Maybe it’s too soon to generalize, or to say anything, and maybe what I am feeling is fleeting (though it feels like quicksand, so I dunno)…
I’ve spent plenty of time in the dark realms of the psyche and digging into the cavernous spaces of my own ancestral pains both personal and collective. I’ve willingly, curiously, and hell — excitingly followed Spirit deeper and further into the darkness. And truth be told, I like the dark excavations when they’re internal.
Cue Act II, Scene 2020 though… waking world cave dives.
Its been an interesting journey in just this one week of high alert, “shelter-in-place”, “social distancing” COVID-19 stuff. I haven’t done a lot of sitting with myself. Instead I’ve been ingesting everyone else’s ideas and POVs from the ‘gram, which initially sent me into a whirlwind of confusion.
Being a huge empath and subjecting myself to other people’s opinions (which so generously flooded social media almost instantly following the amped up advisories), I found myself quickly and involuntarily absorbing and assuming these opinions as my own. A rollercoaster of incarnations happening by the hour!
Journey with me…
Fleeting fantasies: Fuck yes! Freedom, no work; just what I’ve been calling in. Free time! To spend reading in bed, drinking coffee leisurely in some dreamy place, morning dance seshes to house music overlooking vast jungles, writing, visioning, singing mantras, art, flow!
Reality reel: Morning scroll. Get in (a massively long) line at Trader Joe’s before they open. Scramble to buy provisions. End up with hella random items. Go home. Mid-day scroll. “Celebrate this free time! Work on all your projects, read, do an online yoga class, home workouts, get out into nature, draw, paint, BLAH BLAH BLAH BLAH BLAH.” Become really anxious. Shut down.
Fleeting fantasies: Yay, my partner gets to stay home! What can we do together? Chill? Do nothing? Relax? Maybe we’ll pick up the instruments. *Endless possibilities* Oh yeah! Gotta record a great class for tonight’s online viewers, kewl.
Reality reel: Ok I guess I’ll muster a home workout. Procrastinates for 2 hours. Workout. Scroll. “You do not need to be doing anything with this time. This is a time of high stress, a threat on humanity. Don’t do anything.” Swirling thoughts. “Fuck, I committed to doing a recorded class for the yoga studio. Ugh. I hate online presence and online things. I hate recordings.” Records several takes. Picks apart everything about self in the video. Picks a fight with partner. 8pm? Time to put my ass to sleep.
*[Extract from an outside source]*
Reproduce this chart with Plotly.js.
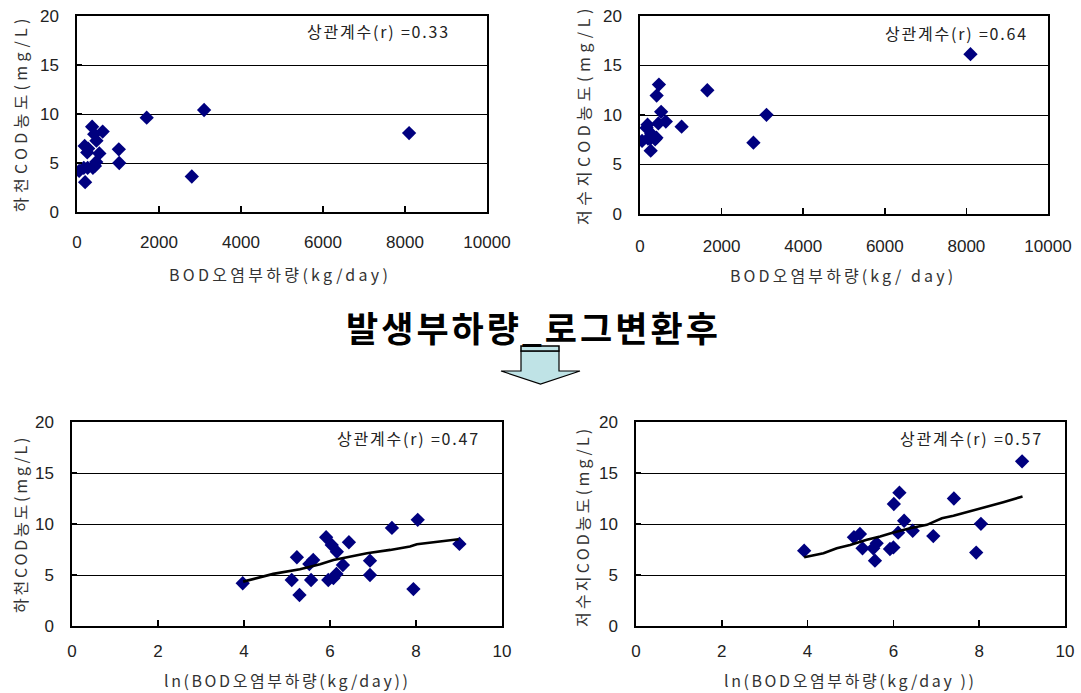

Fleeting fantasies: Alone time! This should be good. Recollect myself, reflect on how I’m actually feeling. Remember and channel what I used to do with a lot of alone time at home.
Reality reel: Guess I’ll hit the store again, we could use some provision replenishment. Pastry. Coffee. Anxious again (I’m thinking this is a theme). Friends come over, some life is restored. A minute blip of creative flow. Still feeling like I’m sinking in quicksand. Scroll. “Don’t be so hard on yourself. This time of pause is rewiring us from the automation of the work week and work schedule. It’s okay to feel confused.” Sees others affirming their inability to be in it with this 5G bullshit. Feels validated. Underlying tension ensues.
Day 4: Spring Equinox, hurrah!
Fleeting fantasies: Ok, here we are. Another day, another opportunity. I’m gonna go for a run.
Reality reel: Gets in a solid workout. Sun, yes! Inspired. “Maybe I’ll record some yoga stuff or a meditation. Yeah! Drum? Mantra? Impromptu mantra drum jam? Sure!” Records video, gives no shits, lets Divine fallibility and humor be medicine. Zoom call with long distance friend? Ok! Spring Equinox hangs with bestie in nature? Ok! Drop-ins on the COVID rollercoaster. Nourishing sister time. Kuan Yin Tarot readings (on point!). Freesias. YAAAAAAS! Zoom Herbalist class on Immunity and COVID prevention? Grateful AFFFF.
Currently: Read in bed. Yerba Mate. Writing this (finally!). Adaptogen Cacao latte. Kitty snuggle time. Sunny bed hangz.